Personal information
- Born: March 1, 1955 (age 71) Fort Pierce, Florida, U.S.
- Listed height: 6 ft 3 in (1.91 m)
- Listed weight: 259 lb (117 kg)

Career information
- High school: Fort Pierce (FL) Central
- College: Miami (FL)
- NFL draft: 1978: 1st round, 27th overall pick

Career history
- Denver Broncos (1978–1983);

Awards and highlights
- PFWA All-Rookie Team (1978); Second-team All-American (1977);

Career NFL statistics
- Sacks: 8
- Fumble recoveries: 2
- Interceptions: 1
- Stats at Pro Football Reference

= Don Latimer =

American football player (born 1955)

Donald Bertsom Latimer (born March 1, 1955) is an American former professional football player who was a nose tackle for the Denver Broncos of the National Football League (NFL) in the late 1970s and early 1980s.

Latimer was born and raised in Fort Pierce, Florida.
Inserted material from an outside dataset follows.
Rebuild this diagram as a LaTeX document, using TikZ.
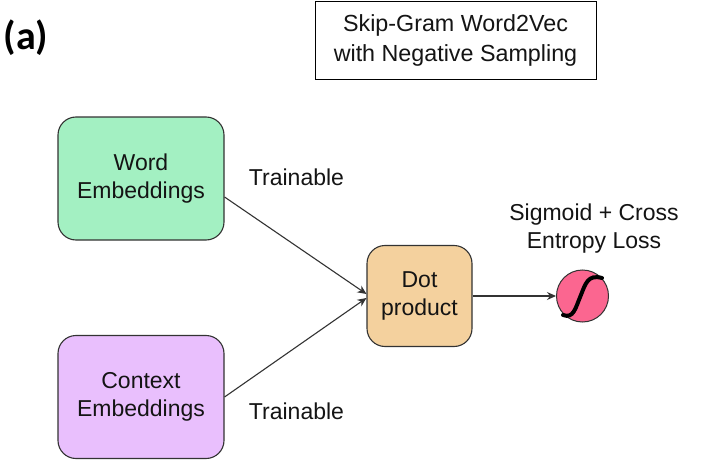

He played high school football at Fort Pierce Central High School. Latimer attended the University of Miami, where he played football as a defensive lineman in the mid-1970s.

Latimer was picked in the first round (27th overall) in the 1978 NFL draft by the Denver Broncos, where he played six seasons. In 1983, he signed a contract with the Jacksonville Bulls, franchise of the United States Football League (USFL).

His son, Zach Latimer, was a linebacker for the University of Oklahoma.